● **Data for processing**

════════════════

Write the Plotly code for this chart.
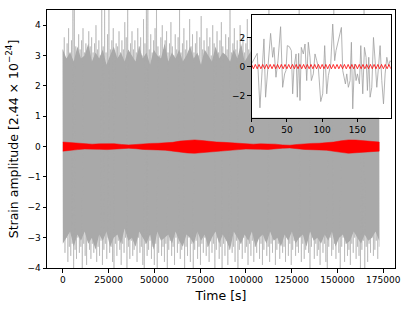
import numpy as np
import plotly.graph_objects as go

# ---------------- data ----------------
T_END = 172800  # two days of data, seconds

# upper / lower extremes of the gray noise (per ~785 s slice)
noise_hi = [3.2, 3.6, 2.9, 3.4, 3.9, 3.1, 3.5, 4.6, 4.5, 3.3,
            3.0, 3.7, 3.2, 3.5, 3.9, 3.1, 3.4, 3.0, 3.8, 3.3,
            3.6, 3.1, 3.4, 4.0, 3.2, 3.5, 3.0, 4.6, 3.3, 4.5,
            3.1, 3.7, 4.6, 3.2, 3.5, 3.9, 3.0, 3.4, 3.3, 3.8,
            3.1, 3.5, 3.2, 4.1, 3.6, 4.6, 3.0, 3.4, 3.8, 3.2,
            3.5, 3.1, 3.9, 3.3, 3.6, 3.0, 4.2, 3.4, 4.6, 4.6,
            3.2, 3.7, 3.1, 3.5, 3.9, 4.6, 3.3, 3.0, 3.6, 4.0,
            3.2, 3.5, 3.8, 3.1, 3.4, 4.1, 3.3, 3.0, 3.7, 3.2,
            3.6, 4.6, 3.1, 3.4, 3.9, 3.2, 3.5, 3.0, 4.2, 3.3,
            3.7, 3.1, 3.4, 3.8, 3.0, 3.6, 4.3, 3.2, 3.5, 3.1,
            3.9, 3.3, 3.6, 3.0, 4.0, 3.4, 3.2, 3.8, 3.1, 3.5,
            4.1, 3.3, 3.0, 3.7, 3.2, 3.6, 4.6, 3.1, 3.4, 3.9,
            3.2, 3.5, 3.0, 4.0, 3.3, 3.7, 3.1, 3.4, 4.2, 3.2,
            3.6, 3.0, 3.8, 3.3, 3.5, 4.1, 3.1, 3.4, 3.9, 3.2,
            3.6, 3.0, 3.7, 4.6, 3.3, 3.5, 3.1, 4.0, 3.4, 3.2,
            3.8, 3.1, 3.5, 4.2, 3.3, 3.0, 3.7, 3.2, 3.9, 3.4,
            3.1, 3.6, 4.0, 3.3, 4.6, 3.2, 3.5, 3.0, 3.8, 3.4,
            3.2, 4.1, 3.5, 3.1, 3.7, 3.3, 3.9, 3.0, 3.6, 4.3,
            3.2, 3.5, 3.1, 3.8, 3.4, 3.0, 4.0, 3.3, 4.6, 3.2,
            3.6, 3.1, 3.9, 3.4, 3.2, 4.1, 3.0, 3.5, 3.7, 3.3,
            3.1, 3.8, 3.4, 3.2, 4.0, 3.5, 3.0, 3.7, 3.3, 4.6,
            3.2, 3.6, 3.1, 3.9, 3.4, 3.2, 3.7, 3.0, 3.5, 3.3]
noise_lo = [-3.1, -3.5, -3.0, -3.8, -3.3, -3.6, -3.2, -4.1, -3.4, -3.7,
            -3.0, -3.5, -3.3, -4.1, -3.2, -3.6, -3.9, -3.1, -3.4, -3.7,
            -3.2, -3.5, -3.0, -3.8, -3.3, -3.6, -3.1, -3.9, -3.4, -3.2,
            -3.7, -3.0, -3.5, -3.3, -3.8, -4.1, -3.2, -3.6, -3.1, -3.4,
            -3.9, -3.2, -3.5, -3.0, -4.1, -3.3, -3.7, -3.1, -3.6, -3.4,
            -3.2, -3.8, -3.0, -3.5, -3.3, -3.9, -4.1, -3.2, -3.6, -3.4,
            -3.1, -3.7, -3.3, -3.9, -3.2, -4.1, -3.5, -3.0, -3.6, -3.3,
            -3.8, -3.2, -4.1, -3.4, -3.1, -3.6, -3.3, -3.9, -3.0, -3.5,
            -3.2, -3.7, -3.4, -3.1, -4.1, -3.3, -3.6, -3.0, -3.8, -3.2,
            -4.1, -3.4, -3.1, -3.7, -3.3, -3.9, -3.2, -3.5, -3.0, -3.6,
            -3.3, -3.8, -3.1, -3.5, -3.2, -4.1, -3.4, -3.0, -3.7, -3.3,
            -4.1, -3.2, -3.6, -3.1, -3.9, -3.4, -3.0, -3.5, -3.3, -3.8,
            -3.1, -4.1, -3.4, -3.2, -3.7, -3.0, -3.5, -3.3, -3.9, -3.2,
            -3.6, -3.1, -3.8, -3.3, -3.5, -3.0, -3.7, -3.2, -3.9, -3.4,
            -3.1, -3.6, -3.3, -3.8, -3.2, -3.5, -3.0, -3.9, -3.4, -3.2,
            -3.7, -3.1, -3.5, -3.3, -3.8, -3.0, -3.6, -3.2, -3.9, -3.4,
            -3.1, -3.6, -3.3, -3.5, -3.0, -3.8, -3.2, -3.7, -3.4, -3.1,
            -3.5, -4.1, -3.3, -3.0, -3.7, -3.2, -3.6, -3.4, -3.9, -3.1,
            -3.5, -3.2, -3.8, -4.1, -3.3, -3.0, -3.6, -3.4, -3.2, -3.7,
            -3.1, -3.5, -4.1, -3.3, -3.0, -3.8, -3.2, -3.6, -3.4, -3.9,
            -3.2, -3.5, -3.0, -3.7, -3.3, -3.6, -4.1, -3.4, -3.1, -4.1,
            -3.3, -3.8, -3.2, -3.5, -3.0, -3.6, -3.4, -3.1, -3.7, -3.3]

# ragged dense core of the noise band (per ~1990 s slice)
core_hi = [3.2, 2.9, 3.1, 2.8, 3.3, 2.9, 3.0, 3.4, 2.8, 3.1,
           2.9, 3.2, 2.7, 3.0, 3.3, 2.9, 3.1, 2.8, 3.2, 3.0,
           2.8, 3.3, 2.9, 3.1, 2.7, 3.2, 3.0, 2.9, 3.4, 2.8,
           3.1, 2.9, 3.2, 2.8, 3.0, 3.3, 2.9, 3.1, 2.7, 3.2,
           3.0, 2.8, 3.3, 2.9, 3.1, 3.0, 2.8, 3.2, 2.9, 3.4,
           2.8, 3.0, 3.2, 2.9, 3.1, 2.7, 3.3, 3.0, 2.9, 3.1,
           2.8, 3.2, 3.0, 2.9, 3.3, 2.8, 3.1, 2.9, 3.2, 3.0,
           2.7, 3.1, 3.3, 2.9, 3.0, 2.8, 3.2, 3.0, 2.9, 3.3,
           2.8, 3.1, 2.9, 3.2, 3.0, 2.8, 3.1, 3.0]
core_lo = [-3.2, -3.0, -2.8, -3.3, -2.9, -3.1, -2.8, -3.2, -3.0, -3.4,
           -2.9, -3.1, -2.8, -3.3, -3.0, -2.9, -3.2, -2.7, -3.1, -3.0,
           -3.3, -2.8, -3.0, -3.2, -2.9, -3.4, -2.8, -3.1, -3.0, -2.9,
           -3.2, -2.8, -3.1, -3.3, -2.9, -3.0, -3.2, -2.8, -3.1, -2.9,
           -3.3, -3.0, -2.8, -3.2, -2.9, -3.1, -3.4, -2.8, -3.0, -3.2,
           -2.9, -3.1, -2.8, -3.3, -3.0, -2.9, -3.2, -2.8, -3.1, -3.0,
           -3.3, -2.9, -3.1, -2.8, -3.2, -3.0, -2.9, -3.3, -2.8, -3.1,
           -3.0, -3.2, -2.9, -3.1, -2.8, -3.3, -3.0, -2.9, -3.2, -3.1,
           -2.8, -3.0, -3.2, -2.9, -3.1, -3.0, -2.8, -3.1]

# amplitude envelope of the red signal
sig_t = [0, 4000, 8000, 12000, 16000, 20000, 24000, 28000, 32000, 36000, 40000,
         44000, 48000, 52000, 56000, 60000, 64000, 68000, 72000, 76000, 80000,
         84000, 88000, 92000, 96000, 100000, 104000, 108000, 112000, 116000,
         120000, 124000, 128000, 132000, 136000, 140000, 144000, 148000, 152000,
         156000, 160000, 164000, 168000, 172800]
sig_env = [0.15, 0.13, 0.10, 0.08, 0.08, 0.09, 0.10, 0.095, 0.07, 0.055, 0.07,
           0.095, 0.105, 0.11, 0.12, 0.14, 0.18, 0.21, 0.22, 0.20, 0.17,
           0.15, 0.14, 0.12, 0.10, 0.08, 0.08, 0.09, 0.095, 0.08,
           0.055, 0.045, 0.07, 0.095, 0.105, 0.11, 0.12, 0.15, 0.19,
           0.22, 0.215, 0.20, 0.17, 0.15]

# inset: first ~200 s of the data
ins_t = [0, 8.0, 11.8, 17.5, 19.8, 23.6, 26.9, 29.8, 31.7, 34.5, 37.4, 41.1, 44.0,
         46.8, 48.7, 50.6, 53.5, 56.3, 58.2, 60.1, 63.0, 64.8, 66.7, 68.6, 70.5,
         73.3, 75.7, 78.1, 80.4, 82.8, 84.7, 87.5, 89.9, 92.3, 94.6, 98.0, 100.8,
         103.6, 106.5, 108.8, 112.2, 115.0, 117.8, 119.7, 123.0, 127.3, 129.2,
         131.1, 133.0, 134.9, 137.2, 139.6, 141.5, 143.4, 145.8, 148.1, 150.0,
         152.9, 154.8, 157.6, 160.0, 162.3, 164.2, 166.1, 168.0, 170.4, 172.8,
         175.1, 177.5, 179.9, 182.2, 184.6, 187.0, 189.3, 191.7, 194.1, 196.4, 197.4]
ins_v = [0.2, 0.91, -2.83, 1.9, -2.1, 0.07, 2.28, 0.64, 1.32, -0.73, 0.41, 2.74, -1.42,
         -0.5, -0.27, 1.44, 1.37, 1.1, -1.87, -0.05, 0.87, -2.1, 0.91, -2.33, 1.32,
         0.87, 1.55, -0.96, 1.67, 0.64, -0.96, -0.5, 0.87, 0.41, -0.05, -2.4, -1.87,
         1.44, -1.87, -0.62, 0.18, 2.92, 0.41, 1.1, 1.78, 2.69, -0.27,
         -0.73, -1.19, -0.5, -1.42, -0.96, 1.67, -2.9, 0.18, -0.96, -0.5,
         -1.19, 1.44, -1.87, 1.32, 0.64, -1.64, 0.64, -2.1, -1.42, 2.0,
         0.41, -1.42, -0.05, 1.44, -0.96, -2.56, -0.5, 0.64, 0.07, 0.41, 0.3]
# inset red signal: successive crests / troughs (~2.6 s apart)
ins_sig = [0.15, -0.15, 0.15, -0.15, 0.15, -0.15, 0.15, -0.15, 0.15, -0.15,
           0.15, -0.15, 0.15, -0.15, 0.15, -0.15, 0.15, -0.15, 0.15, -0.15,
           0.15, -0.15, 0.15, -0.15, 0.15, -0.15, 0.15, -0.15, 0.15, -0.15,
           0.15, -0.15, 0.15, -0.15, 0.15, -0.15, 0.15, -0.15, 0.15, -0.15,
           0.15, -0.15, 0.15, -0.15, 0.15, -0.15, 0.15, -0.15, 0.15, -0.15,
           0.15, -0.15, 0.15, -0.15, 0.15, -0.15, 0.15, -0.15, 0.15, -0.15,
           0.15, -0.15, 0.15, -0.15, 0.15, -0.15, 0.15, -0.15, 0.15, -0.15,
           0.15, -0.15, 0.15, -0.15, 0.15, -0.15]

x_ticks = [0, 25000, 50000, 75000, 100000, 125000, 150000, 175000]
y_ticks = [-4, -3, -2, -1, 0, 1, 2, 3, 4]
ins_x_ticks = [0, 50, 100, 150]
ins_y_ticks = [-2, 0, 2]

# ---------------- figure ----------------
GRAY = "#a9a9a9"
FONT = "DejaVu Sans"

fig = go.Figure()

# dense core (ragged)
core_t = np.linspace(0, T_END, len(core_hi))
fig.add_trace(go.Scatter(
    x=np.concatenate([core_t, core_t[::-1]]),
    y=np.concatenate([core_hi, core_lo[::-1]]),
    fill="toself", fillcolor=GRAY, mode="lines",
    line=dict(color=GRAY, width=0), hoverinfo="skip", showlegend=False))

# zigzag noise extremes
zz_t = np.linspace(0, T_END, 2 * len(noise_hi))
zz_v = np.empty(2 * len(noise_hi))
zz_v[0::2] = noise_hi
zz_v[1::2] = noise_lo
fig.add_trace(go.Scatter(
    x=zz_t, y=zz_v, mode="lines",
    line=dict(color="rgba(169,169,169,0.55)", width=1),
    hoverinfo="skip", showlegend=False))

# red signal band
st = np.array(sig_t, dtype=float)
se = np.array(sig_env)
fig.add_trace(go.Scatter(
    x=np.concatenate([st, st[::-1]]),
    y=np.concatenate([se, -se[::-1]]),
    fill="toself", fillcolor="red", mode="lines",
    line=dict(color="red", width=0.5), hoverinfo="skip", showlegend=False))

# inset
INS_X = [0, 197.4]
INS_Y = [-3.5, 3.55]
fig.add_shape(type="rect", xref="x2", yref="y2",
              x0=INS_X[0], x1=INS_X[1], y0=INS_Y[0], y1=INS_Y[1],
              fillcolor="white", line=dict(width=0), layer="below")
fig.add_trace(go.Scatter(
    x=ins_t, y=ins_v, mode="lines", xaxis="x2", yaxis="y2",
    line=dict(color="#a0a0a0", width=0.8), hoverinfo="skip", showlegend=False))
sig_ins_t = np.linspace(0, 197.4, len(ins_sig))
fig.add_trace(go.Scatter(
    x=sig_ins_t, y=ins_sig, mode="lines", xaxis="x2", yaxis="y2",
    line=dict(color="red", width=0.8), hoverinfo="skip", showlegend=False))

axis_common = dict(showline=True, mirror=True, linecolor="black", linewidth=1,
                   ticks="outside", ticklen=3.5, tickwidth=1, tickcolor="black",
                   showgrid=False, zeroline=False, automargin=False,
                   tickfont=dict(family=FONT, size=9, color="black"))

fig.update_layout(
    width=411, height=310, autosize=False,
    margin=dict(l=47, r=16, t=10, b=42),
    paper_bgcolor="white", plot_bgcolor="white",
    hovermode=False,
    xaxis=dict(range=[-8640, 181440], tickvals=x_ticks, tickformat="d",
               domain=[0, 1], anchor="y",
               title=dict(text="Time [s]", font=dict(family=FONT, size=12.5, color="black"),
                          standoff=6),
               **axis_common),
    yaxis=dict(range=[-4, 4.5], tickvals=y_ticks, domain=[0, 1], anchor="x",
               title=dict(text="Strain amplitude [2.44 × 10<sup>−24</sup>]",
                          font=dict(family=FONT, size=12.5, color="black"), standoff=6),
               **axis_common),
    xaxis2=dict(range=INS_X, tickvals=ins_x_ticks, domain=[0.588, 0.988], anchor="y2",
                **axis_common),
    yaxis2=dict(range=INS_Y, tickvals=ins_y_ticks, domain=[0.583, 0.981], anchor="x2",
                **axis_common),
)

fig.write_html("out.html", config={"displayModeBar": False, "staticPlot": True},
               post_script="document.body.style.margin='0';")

════════════════

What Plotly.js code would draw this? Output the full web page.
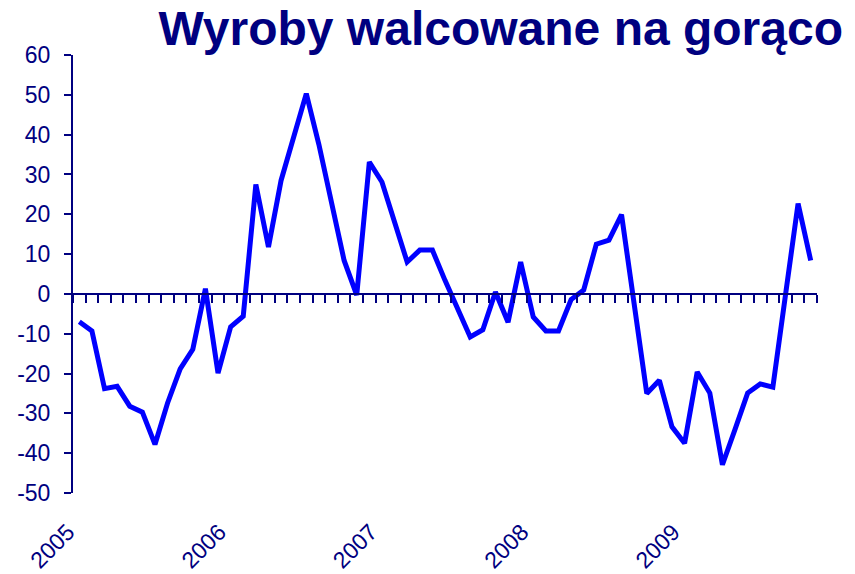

════════════════

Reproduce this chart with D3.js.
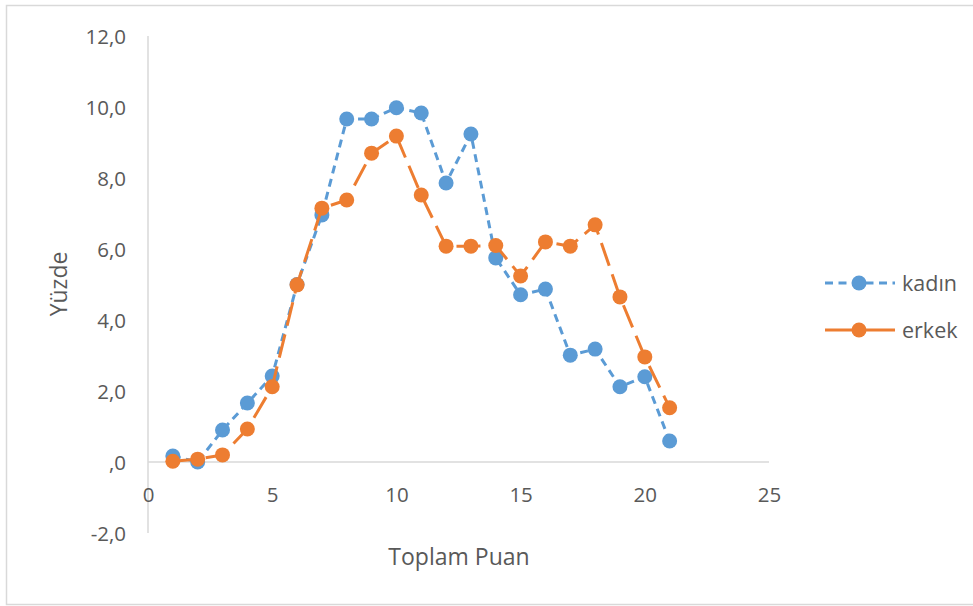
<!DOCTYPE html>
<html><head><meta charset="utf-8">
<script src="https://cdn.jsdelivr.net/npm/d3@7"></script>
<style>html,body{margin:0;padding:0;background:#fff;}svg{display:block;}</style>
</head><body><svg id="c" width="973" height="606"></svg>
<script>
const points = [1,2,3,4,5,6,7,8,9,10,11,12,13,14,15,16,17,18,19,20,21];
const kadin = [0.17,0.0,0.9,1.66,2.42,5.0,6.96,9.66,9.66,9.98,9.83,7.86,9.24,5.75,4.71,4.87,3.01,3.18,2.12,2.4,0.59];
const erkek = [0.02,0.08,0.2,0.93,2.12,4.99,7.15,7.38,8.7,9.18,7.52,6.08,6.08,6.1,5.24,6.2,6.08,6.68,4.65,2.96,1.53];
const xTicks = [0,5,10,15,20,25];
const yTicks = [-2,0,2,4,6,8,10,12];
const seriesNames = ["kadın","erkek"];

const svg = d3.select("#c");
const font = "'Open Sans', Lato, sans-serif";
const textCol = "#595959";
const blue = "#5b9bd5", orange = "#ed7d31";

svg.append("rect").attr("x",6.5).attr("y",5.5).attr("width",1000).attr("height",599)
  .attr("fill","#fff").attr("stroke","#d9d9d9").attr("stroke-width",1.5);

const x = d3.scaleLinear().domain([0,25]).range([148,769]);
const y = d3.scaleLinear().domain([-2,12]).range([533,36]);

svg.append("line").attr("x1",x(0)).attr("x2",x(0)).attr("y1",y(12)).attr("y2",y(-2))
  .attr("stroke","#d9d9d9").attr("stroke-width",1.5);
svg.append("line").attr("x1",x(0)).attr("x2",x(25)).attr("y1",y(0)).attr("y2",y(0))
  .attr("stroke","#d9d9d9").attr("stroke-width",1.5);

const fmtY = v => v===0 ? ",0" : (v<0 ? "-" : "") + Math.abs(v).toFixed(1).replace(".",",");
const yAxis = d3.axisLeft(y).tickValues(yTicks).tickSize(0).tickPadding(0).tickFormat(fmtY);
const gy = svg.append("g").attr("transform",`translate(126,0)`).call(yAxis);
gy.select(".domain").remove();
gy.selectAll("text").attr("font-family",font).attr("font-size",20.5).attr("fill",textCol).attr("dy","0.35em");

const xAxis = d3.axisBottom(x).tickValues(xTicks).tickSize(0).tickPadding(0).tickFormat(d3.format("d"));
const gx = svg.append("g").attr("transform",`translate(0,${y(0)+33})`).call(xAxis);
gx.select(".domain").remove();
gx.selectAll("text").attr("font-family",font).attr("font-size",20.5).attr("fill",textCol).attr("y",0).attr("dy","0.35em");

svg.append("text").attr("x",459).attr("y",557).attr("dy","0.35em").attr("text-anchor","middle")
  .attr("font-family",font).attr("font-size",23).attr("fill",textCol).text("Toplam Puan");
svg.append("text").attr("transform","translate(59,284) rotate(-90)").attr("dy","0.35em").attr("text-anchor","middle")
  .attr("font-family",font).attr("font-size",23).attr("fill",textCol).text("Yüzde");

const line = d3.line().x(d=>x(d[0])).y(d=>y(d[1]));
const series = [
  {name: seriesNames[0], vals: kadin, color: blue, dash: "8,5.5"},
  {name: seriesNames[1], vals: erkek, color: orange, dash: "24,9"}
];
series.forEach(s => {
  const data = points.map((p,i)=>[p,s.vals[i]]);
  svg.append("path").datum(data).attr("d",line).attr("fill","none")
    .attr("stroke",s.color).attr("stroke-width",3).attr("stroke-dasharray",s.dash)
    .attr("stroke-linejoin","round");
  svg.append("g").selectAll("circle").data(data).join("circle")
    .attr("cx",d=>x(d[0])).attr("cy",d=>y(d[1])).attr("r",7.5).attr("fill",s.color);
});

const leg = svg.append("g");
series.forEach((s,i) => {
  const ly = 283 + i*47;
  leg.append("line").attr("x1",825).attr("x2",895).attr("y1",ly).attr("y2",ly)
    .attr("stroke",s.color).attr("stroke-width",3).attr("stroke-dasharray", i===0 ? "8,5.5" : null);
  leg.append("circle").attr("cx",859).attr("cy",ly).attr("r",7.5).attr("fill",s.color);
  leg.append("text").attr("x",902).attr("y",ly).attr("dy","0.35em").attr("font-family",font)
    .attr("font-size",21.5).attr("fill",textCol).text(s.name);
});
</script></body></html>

════════════════

● **What is needed**
Nothing but the lines from the one with "Write the Plotly code for this chart." through the one with "T_END = 172800" is to be copied, exactly and ends included. Leave pictures out.

● **Exercise output**
Write the Plotly code for this chart.
import numpy as np
import plotly.graph_objects as go

# ---------------- data ----------------
T_END = 172800  # two days of data, seconds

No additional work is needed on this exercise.